## BEGIN

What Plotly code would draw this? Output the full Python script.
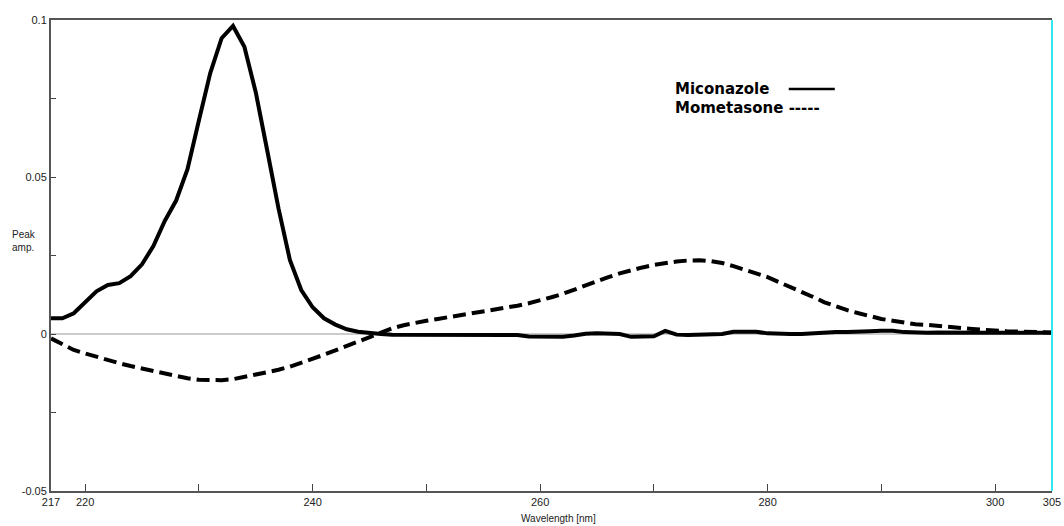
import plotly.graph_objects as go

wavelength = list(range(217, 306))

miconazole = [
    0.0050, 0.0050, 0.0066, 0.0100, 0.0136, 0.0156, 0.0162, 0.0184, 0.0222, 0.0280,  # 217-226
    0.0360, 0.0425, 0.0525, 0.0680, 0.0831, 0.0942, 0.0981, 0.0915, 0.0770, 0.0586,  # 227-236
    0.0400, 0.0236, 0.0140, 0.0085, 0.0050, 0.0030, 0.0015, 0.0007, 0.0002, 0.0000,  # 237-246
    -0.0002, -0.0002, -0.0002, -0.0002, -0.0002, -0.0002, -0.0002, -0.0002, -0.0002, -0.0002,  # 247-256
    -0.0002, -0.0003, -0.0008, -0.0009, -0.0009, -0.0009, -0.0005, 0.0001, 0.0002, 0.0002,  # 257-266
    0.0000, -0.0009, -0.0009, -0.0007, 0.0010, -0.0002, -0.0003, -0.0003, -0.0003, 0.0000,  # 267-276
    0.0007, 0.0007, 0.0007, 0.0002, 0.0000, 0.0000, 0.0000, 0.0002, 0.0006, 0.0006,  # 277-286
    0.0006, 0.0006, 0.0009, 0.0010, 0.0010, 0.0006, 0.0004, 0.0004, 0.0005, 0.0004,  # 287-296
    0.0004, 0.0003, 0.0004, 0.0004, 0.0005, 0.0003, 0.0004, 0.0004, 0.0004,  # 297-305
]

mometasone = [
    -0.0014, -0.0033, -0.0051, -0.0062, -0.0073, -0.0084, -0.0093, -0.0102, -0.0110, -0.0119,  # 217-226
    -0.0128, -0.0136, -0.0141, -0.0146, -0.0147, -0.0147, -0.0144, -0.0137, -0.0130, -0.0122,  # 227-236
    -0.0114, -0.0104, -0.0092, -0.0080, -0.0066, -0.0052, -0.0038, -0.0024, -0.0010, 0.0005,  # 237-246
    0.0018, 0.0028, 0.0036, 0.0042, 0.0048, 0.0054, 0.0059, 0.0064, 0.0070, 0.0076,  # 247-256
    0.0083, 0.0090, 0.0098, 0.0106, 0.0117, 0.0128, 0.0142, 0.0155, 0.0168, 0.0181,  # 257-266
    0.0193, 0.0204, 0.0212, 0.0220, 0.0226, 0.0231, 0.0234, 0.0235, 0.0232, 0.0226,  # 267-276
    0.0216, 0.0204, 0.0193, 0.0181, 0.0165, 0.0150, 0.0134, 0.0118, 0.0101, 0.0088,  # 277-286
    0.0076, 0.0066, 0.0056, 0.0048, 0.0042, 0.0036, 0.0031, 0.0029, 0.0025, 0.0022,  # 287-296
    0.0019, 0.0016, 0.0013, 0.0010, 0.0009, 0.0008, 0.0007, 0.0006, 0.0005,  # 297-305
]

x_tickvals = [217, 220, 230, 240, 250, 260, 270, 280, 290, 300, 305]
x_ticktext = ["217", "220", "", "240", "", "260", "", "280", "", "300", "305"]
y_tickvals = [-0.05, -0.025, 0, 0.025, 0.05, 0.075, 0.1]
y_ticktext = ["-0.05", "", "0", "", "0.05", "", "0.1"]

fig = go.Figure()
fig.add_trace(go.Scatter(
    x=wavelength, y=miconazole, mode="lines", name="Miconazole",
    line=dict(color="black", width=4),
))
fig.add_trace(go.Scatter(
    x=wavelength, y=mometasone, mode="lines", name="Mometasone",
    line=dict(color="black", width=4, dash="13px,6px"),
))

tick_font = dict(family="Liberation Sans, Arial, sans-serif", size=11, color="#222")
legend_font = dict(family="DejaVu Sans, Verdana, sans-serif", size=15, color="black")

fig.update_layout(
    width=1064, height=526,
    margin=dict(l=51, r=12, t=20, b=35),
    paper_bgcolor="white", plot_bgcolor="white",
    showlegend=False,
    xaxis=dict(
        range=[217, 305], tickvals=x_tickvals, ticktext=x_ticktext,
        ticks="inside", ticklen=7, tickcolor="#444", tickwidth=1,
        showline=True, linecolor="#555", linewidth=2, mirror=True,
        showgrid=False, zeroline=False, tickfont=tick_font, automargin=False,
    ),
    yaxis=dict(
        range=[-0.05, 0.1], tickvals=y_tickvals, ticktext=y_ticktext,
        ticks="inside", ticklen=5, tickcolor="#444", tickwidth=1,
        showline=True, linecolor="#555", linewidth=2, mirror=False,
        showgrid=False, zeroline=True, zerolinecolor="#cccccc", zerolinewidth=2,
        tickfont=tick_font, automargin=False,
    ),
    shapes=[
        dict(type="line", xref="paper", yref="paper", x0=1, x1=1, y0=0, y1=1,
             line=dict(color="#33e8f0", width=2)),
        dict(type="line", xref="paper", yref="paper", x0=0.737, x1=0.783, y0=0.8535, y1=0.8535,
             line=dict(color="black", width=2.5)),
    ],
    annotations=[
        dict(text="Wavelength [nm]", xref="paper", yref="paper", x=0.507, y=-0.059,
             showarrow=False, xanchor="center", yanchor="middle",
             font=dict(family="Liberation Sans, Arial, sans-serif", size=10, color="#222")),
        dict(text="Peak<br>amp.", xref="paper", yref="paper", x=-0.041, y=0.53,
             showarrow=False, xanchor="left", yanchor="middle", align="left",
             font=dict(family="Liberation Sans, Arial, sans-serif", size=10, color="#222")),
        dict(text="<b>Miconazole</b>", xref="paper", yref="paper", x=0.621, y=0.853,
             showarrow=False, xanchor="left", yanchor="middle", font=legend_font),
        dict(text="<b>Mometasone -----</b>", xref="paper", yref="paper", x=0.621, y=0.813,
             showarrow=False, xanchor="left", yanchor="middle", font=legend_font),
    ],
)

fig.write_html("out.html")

## END

§ **Short task**
Write out again, exactly, the lines from the start of the listing up to the line containing "wavelength = list(range(217, 306))", with both ends and without pictures.

§ **Exercise response**
What Plotly code would draw this? Output the full Python script.
import plotly.graph_objects as go

wavelength = list(range(217, 306))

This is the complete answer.